According to the Midyear Market Sentiment Survey released by Transwestern and Devencore, the impacts of COVID-19 on the commercial real estate industry became evident during the second quarter.
According to the survey, the U.S. office index averaged 61.8 for the second half of 2020, signaling weaker market conditions as it fell below the 100-neutral zone.
The current index is well below the 106.9 registered at year-end 2019, prior to the onset of the pandemic. In Canada, the office index declined 29 per cent since the year-end 2019 survey, from 104.0 to 73.8.
“Across both countries, traditional office space is expected to lag as occupiers pause leasing decisions until the pandemic is under control,” said Elizabeth Norton, Senior Managing Director of Research Services at Transwestern. “Work-from-home strategies could offer cost-saving alternatives to select tenants, increasing the possibility of space reduction. However, medical office, while expected to soften slightly during the balance of 2020, has a more favorable long-term outlook.”
The U.S. industrial index averaged 104.4 for second half 2020, slightly above 100, which is considered flat conditions. This is only slightly below the 116.2 registered at year-end 2019, prior to the onset of the pandemic.
In Canada, the industrial index dropped from the pre-pandemic 129.0 to 100.9 at midyear 2020. Industrial conditions are expected to remain steady in Canada, with 54 per cent anticipating slightly higher leasing velocity.
The survey findings are supported by Transwestern’s second quarter 2020 national market reports. In its latest U.S. Office Market Report, Transwestern found that in the second quarter of 2020, net absorption registered negative 14.2 million square feet, the first quarter an occupancy loss was recorded since the first three months of 2010.
Office leasing slowed considerably as most tenants paused decisions due to COVID-19, pushing the national office vacancy rate up 20 basis points to 10.1 per cent.
Construction activity slowed, and groundbreakings are expected to be limited over the next 12 months due to elevated unemployment and continued uncertainty about the future use of office space.
“In Canada, we are seeing very similar conditions to those in the U.S.,” said Jean Laurin, President and CEO of Devencore. “Across North America, demand for suburban office space could benefit in the current climate, as select tenants look for affordable space in a safely distanced environment.”
According to the most recent U.S. Industrial Market Report, the industrial sector fared significantly better since the onset of the pandemic.
In the second quarter, the streak of occupancy gains continued into its 42nd quarter, despite posting the lowest level in 10 years, as industrial leasing activity recovered swiftly in May/June after dipping earlier in the year. Rent growth also continued for the 34th straight quarter, increasing 39 per cent during that period.
E-commerce, which accelerated during the pandemic, is primarily responsible for the strength of the industrial sector, with online grocery purchases due to the economic shutdown further fueling growth.
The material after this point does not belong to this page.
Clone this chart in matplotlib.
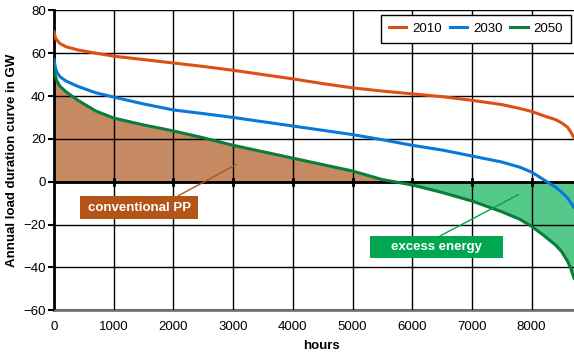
import matplotlib
matplotlib.use("Agg")
import matplotlib.pyplot as plt
from matplotlib.patches import Rectangle
import numpy as np

plt.rcParams['font.family'] = ['Liberation Sans', 'DejaVu Sans']

hours = [0, 25, 50, 100, 200, 400, 700, 1000, 1500, 2000, 2500, 3000, 3500,
         4000, 4500, 5000, 5500, 6000, 6500, 7000, 7500, 7800, 8000, 8200,
         8400, 8500, 8600, 8650, 8710]
load_2010 = [70, 67, 66, 64.5, 63, 61.5, 60, 58.6, 57, 55.4, 53.8, 52, 50,
             48, 45.8, 43.8, 42.3, 41, 39.7, 38, 36, 34.2, 32.8, 30.8,
             29, 27.5, 25.5, 23.5, 20.5]
load_2030 = [57, 53, 51, 49, 47, 44.5, 41.5, 39.5, 36.3, 33.5, 31.8, 30, 28,
             26, 24, 22, 19.6, 17, 14.8, 12, 9.2, 6.8, 4.5, 1,
             -2.5, -4.8, -7.5, -9.5, -12]
load_2050 = [52, 49, 47, 44.5, 42, 38, 33, 29.7, 26.5, 23.7, 20.5, 17, 14,
             11, 8, 5, 1, -1.5, -5, -9, -14, -17.5, -20.8, -25,
             -29.5, -32.5, -37, -40, -45]
years = ['2010', '2030', '2050']
x_ticks = [0, 1000, 2000, 3000, 4000, 5000, 6000, 7000, 8000]
y_ticks = [-60, -40, -20, 0, 20, 40, 60, 80]

c2010, c2030, c2050 = '#dc5014', '#0a78d8', '#0a7d3a'
fill_pos, fill_neg = '#c68a62', '#55c98a'
box_pos, box_neg = '#b35418', '#00a650'

fig = plt.figure(figsize=(5.74, 3.52), dpi=100)
ax = fig.add_axes([54 / 574, 1 - 310.3 / 352, 1 - 54 / 574, 300 / 352])

h = np.array(hours)
g = np.array(load_2050)
ax.fill_between(h, g, 0, where=g >= 0, interpolate=True, color=fill_pos,
                linewidth=0, zorder=1)
ax.fill_between(h, g, 0, where=g <= 0, interpolate=True, color=fill_neg,
                linewidth=0, zorder=1)

ax.set_xlim(0, 8710)
ax.set_ylim(-60, 80)
ax.set_xticks(x_ticks)
ax.set_yticks(y_ticks)
ax.grid(True, color='black', linewidth=1.0, zorder=2)
ax.set_axisbelow(False)

for s in ['top', 'right']:
    ax.spines[s].set_visible(False)
ax.spines['left'].set_linewidth(2.0)
ax.spines['left'].set_color('black')
ax.spines['bottom'].set_linewidth(2.0)
ax.spines['bottom'].set_color('#777777')
ax.axhline(80, color='#999999', linewidth=1.5, zorder=2)
ax.axhline(0, color='black', linewidth=2.0, zorder=3)
for xt in x_ticks[1:]:
    ax.plot([xt, xt], [-1.3, 1.3], color='black', linewidth=2.0, zorder=3)

ax.tick_params(axis='y', length=4, width=1.5, direction='out', labelsize=9.5,
               pad=2)
ax.tick_params(axis='x', length=0, labelsize=9.5, pad=8)

ax.plot(hours, load_2010, color=c2010, linewidth=2.2, label=years[0], zorder=4)
ax.plot(hours, load_2030, color=c2030, linewidth=2.2, label=years[1], zorder=4)
ax.plot(hours, load_2050, color=c2050, linewidth=2.2, label=years[2], zorder=4)

leg = ax.legend(loc='upper right', ncol=3, fontsize=9.5, frameon=True,
                fancybox=False, edgecolor='black', framealpha=1,
                handlelength=1.3, handletextpad=0.45, columnspacing=0.6,
                bbox_to_anchor=(0.994, 0.985), borderaxespad=0,
                borderpad=0.6)
leg.get_frame().set_linewidth(1.0)
leg.set_zorder(6)

ax.set_ylabel('Annual load duration curve in GW', fontsize=9.5,
              fontweight='bold', labelpad=4)
ax.set_xlabel('hours', fontsize=9.5, fontweight='bold', labelpad=1)
ax.xaxis.set_label_coords(0.515, -0.1)


def callout(label, color, box, anchor, target):
    """Filled label box (axes fraction) with a thin leader line to a data point."""
    x0, y0, x1, y1 = box
    ax.add_patch(Rectangle((x0, y0), x1 - x0, y1 - y0, transform=ax.transAxes,
                           facecolor=color, edgecolor='none', zorder=7))
    ax.text((x0 + x1) / 2, (y0 + y1) / 2, label, transform=ax.transAxes,
            ha='center', va='center', color='white', fontsize=9.5,
            fontweight='bold', zorder=8)
    ax.annotate('', xy=target, xycoords='data', xytext=anchor,
                textcoords='axes fraction', zorder=7,
                arrowprops=dict(arrowstyle='-', color=color, lw=1.0,
                                shrinkA=0, shrinkB=0))


callout('conventional PP', box_pos, (0.050, 0.3035, 0.2775, 0.3813),
        (0.2385, 0.3813), (3050, 8))
callout('excess energy', box_neg, (0.6077, 0.1734, 0.8629, 0.2478),
        (0.7423, 0.2478), (7780, -6))

fig.savefig('out.png', dpi=100)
However, manufacturing is also a contributor; in June, ISM Manufacturing PMI recorded the strongest expansion in factory activity in 14 months.
“New inventory coupled with increasing sublease space pushed the industrial vacancy rate slightly higher in the second quarter, to 5.4%,” said Matt Dolly, Director of Research at Transwestern. “However, the industrial property sector will continue to flourish as much of its tenant base is essential businesses.”